うん、ぱっと聴いただけでも分かるね、全然良い音だって。中には、CDで聴いていた音源もあるんだけれど、これ、本当に同じ音源か! と思うくらい違った。今日はファイルをパイオニアPDX Z-10で再生して、そのライン・アウトを僕の普段のオーディオ・システムで聞いているんだけれど、ハイエンド・メーカーのン百万のCDプレイヤーでCDを聞くよりも良いんだ。十数万円の装置で高音質のファイルを再生した方が。再生系の値段ももちろん音の良さには関わるけれど、大元の音源の品質が違うと、もう劇的に違う。だから、これからはファイル・オーディオとうまく付き合えば、そんなに馬鹿高いお金を注ぎ込まなくても、良い音が聞ける。そういう時代になったんだと思う。

──USBメモリーで持ってきたファイル音源をPDX Z-10ならば、さっと聞くことができます。

iPodもデジタルで繋げるしね。iPodドックのNAS5もそうだし、パイオニアのAVセンターのアンプもそう。パイオニアって、アップルのやっていることに理解があって、対応も早い。ファイル・オーディオは今のところ、民生機が少なくて、ある程度、知識のある人がプロ用の機器を使ってやっていることが多いけれど、普通の人が使えるこういう製品がもっと出てくるといいよね。そのために音源ももっと増えて欲しい。日本ではototoyが積極果敢に始めているけれども、メジャーの音源も早くやってくれるといいね。


インタヴュー / 構成 高橋健太郎
写真 丹下仁

和田博巳 茨城県日立市生まれ。1970年、高円寺にロック喫茶「MOVIN’」をオープン。その後ロック・バンド「はちみつぱい」に参加、初レコーディングは72年あがた森魚『乙女の浪漫』。73年にアルバム・はちみつぱい『センチメンタル通り』リリース。85年細野晴臣のマネージャー。ピチカート・ファイヴのデビュー盤「オードリー・へプバーン・コンプレックス」、2nd「イン・アクション」を製作。

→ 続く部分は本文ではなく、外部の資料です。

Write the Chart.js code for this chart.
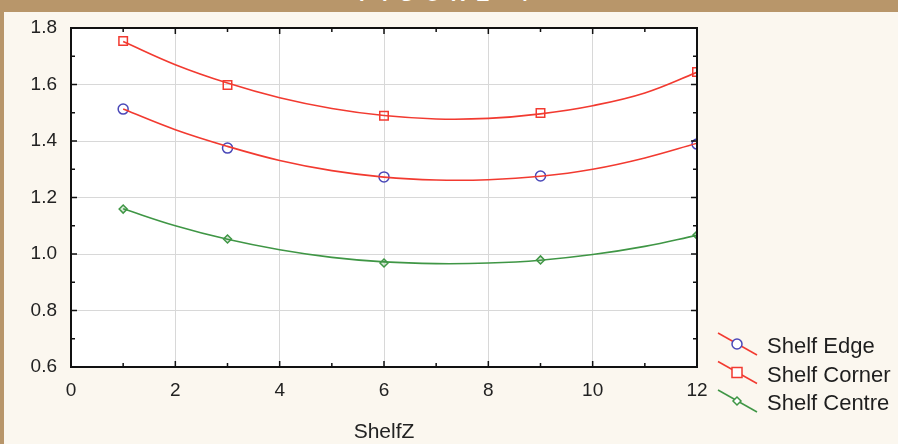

その後、フリーの音楽プロデューサーに。87年「バンドネオンの豹」に始まるあがた森魚のコロムビア3部作をプロデュース。「バンドネオンの豹」はその年の朝日新聞とミュージック・マガジン誌の年間ベスト・アルバム2位を両誌で受賞。他ではコレクターズ、オリジナル・ラヴ、早川義男、大月ケンヂ他のアルバムをプロデュース。2009年、72年〜75年の「はちみつぱい」のライヴ音源をコンパイルしたCD9枚組みBOXセットを製作、発売。現在は主にオーディオ評論家。